On regular systems of finite classical polar spaces

TL;DR

This paper investigates regular systems in finite classical polar spaces, establishing non-existence results, describing methods to generate new systems, and presenting three construction techniques for regular systems related to points.

Contribution

It introduces new non-existence results, a procedure to derive new regular systems from existing ones, and discusses three construction methods for regular systems in polar spaces.

Findings

Proved non-existence of certain 1-regular systems with low rank.

Developed a procedure to generate new m'-regular systems from existing m-regular systems.
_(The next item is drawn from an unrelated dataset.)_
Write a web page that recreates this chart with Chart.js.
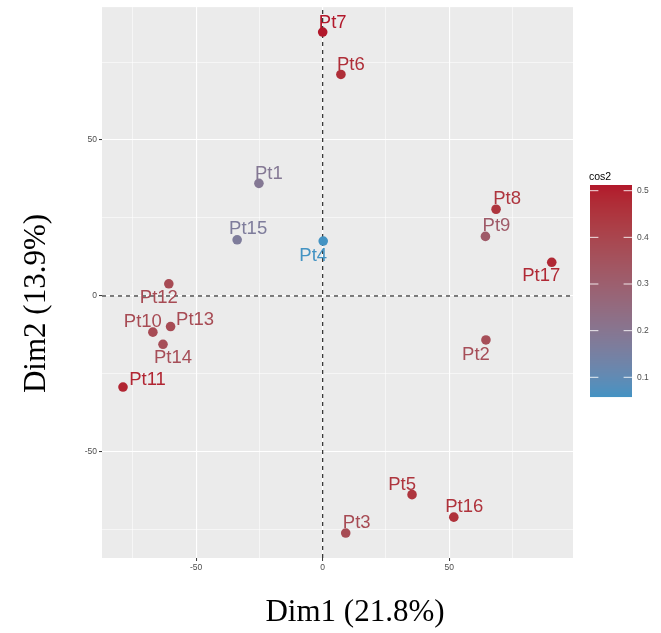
<!DOCTYPE html>
<html><head><meta charset="utf-8">
<script src="https://cdn.jsdelivr.net/npm/chart.js@4"></script>
<style>html,body{margin:0;padding:0;background:#fff}canvas{display:block}</style>
</head><body>
<canvas id="c" width="661" height="633"></canvas>
<script>
// ---- data ----
const categories = ['Pt1','Pt2','Pt3','Pt4','Pt5','Pt6','Pt7','Pt8','Pt9','Pt10','Pt11','Pt12','Pt13','Pt14','Pt15','Pt16','Pt17'];
const dim1 = [-25.2, 64.5, 9.1, 0.2, 35.3, 7.2, 0.0, 68.5, 64.3, -67.1, -78.9, -60.8, -60.1, -63.1, -33.8, 51.8, 90.5];
const dim2 = [36.1, -14.1, -76.0, 17.6, -63.7, 71.0, 84.6, 27.8, 19.1, -11.6, -29.2, 3.9, -9.8, -15.5, 18.0, -70.9, 10.8];
const cos2 = [0.19, 0.37, 0.38, 0.058, 0.45, 0.47, 0.512, 0.45, 0.32, 0.38, 0.49, 0.38, 0.38, 0.37, 0.17, 0.46, 0.48];
const axisTicks = [-75, -50, -25, 0, 25, 50, 75];
const legendTicks = [0.1, 0.2, 0.3, 0.4, 0.5];
const xTitle = 'Dim1 (21.8%)';
const yTitle = 'Dim2 (13.9%)';
const legendTitle = 'cos2';

// ---- colour scale (Lab interpolation, like ggplot) ----
const LOW = '#4393C3', HIGH = '#B2182B';
function hex2rgb(h){return [1,3,5].map(i=>parseInt(h.substr(i,2),16));}
function lin(c){c/=255;return c<=0.04045?c/12.92:Math.pow((c+0.055)/1.055,2.4);}
function delin(c){c=c<=0.0031308?12.92*c:1.055*Math.pow(c,1/2.4)-0.055;return Math.round(Math.max(0,Math.min(1,c))*255);}
const Xn=0.95047,Yn=1,Zn=1.08883;
function f(t){return t>0.008856?Math.cbrt(t):7.787*t+16/116;}
function fi(t){return t>0.206893?t*t*t:(t-16/116)/7.787;}
function rgb2lab(rgb){const [r,g,b]=rgb.map(lin);
  const X=0.4124*r+0.3576*g+0.1805*b,Y=0.2126*r+0.7152*g+0.0722*b,Z=0.0193*r+0.1192*g+0.9505*b;
  const fx=f(X/Xn),fy=f(Y/Yn),fz=f(Z/Zn);return [116*fy-16,500*(fx-fy),200*(fy-fz)];}
function lab2rgb(lab){const fy=(lab[0]+16)/116,fx=fy+lab[1]/500,fz=fy-lab[2]/200;
  const X=Xn*fi(fx),Y=Yn*fi(fy),Z=Zn*fi(fz);
  const r=3.2406*X-1.5372*Y-0.4986*Z,g=-0.9689*X+1.8758*Y+0.0415*Z,b=0.0557*X-0.2040*Y+1.0570*Z;
  return [delin(r),delin(g),delin(b)];}
const labLo=rgb2lab(hex2rgb(LOW)),labHi=rgb2lab(hex2rgb(HIGH));
const cMin=Math.min(...cos2),cMax=Math.max(...cos2);
function colorFor(v){let t=(v-cMin)/(cMax-cMin);t=Math.max(0,Math.min(1,t));
  const c=lab2rgb(labLo.map((a,i)=>a+(labHi[i]-a)*t));return `rgb(${c[0]},${c[1]},${c[2]})`;}

// ---- label placement (pixel offsets of label centre from its point) ----
const labelOffsets = {
  Pt1:[10,-11],Pt2:[-10,13],Pt3:[11,-11.5],Pt4:[-10,13],Pt5:[-10,-11],Pt6:[10,-11],Pt7:[10,-11],
  Pt8:[11,-12],Pt9:[11,-12],Pt10:[-10,-12],Pt11:[24.5,-9],Pt12:[-10,13],Pt13:[24.5,-8.4],
  Pt14:[10,12.4],Pt15:[11,-12],Pt16:[10.5,-11.5],Pt17:[-10.5,12.4]
};
const SANS = "'Liberation Sans', Arial, Helvetica, sans-serif";
const SERIF = "'Liberation Serif', 'Times New Roman', serif";

const panelPlugin = {
  id:'panel',
  beforeDraw(chart){const {ctx,chartArea:a}=chart;ctx.save();ctx.fillStyle='#EBEBEB';
    ctx.fillRect(a.left,a.top,a.right-a.left,a.bottom-a.top);ctx.restore();},
  beforeDatasetsDraw(chart){const {ctx,chartArea:a,scales}=chart;
    const x0=scales.x.getPixelForValue(0),y0=scales.y.getPixelForValue(0);
    ctx.save();ctx.strokeStyle='#1a1a1a';ctx.lineWidth=1.1;ctx.setLineDash([4,4]);
    ctx.beginPath();ctx.moveTo(x0,a.bottom);ctx.lineTo(x0,a.top);ctx.stroke();
    ctx.beginPath();ctx.moveTo(a.left,y0);ctx.lineTo(a.right,y0);ctx.stroke();ctx.restore();},
  afterDatasetsDraw(chart){const {ctx}=chart;const meta=chart.getDatasetMeta(0);
    ctx.save();const fs=18.5;ctx.font=`${fs}px ${SANS}`;ctx.textAlign='center';ctx.textBaseline='alphabetic';
    meta.data.forEach((el,i)=>{const o=labelOffsets[categories[i]];ctx.fillStyle=colorFor(cos2[i]);
      ctx.fillText(categories[i],el.x+o[0],el.y+o[1]+0.358*fs);});
    ctx.restore();},
  afterDraw(chart){const {ctx}=chart;ctx.save();
    // axis titles
    ctx.fillStyle='#000';ctx.font=`31px ${SERIF}`;ctx.textAlign='center';ctx.textBaseline='alphabetic';
    ctx.fillText(xTitle,355,621);
    ctx.translate(45,303.5);ctx.rotate(-Math.PI/2);ctx.fillText(yTitle,0,0);
    ctx.restore();
    // colour bar
    ctx.save();const bx=590,bw=42,bt=185,bb=397;
    const vTop=0.5122,vBot=0.0578;
    for(let y=bt;y<bb;y++){const v=vTop-(y+0.5-bt)/(bb-bt)*(vTop-vBot);
      const t=(v-vBot)/(vTop-vBot);const c=lab2rgb(labLo.map((a,k)=>a+(labHi[k]-a)*t));
      ctx.fillStyle=`rgb(${c[0]},${c[1]},${c[2]})`;ctx.fillRect(bx,y,bw,1.05);}
    ctx.strokeStyle='rgba(255,255,255,0.85)';ctx.lineWidth=1;
    ctx.font=`8.5px ${SANS}`;ctx.fillStyle='#4d4d4d';ctx.textAlign='left';ctx.textBaseline='middle';
    legendTicks.forEach(v=>{const y=bt+(vTop-v)/(vTop-vBot)*(bb-bt);
      ctx.beginPath();ctx.moveTo(bx,y);ctx.lineTo(bx+8.4,y);ctx.moveTo(bx+bw-8.4,y);ctx.lineTo(bx+bw,y);ctx.stroke();
      ctx.fillText(String(v),637,y);});
    ctx.fillStyle='#000';ctx.font=`10.5px ${SANS}`;ctx.textBaseline='alphabetic';
    ctx.fillText(legendTitle,589,180);
    ctx.restore();}
};

function majorOf(c){return c.tick && Math.abs(c.tick.value%50)<1e-9;}
const gridCfg = {color:'#ffffff',lineWidth:c=>majorOf(c)?1.1:0.55,drawTicks:true,tickLength:3,
  tickColor:c=>majorOf(c)?'#333333':'rgba(0,0,0,0)',tickWidth:1};
const tickCfg = {font:{size:8.5,family:SANS},color:'#4d4d4d',padding:2,autoSkip:false,maxRotation:0,
  callback:v=>Math.abs(v%50)<1e-9?String(v):''};

new Chart(document.getElementById('c'),{
  type:'scatter',
  data:{datasets:[{data:dim1.map((x,i)=>({x,y:dim2[i]})),
    backgroundColor:c=>colorFor(cos2[c.dataIndex]),borderWidth:0,pointRadius:4.8,pointHoverRadius:4.8}]},
  options:{responsive:false,devicePixelRatio:1,animation:false,
    layout:{padding:{top:7,right:88,left:0,bottom:0}},
    plugins:{legend:{display:false},tooltip:{enabled:false}},
    scales:{
      x:{type:'linear',min:-87.2,max:98.9,grid:gridCfg,border:{display:false},ticks:tickCfg,
        afterBuildTicks:s=>{s.ticks=axisTicks.map(v=>({value:v}));},afterFit:s=>{s.height=75;}},
      y:{type:'linear',min:-84,max:92.6,grid:gridCfg,border:{display:false},ticks:tickCfg,
        afterBuildTicks:s=>{s.ticks=axisTicks.map(v=>({value:v}));},afterFit:s=>{s.width=102;}}
    }},
  plugins:[panelPlugin]
});
</script>
</body></html>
Presented three methods for constructing regular systems related to points in polar spaces.

Abstract

Let $\cal P$ be a finite classical polar space of rank $d$. An $m$-regular system with respect to $(k - 1)$-dimensional projective spaces of $\cal P$, $1 \le k \le d - 1$, is a set $\cal R$ of generators of $\cal P$ with the property that every $(k - 1)$-dimensional projective space of $\cal P$ lies on exactly $m$ generators of $\cal R$. Regular systems of polar spaces are investigated. Some non-existence results about certain 1-regular systems of polar spaces with low rank are proved and a procedure to obtain $m'$-regular systems from a given $m$-regular system is described. Finally, three different construction methods of regular systems w.r.t. points of various polar spaces are discussed.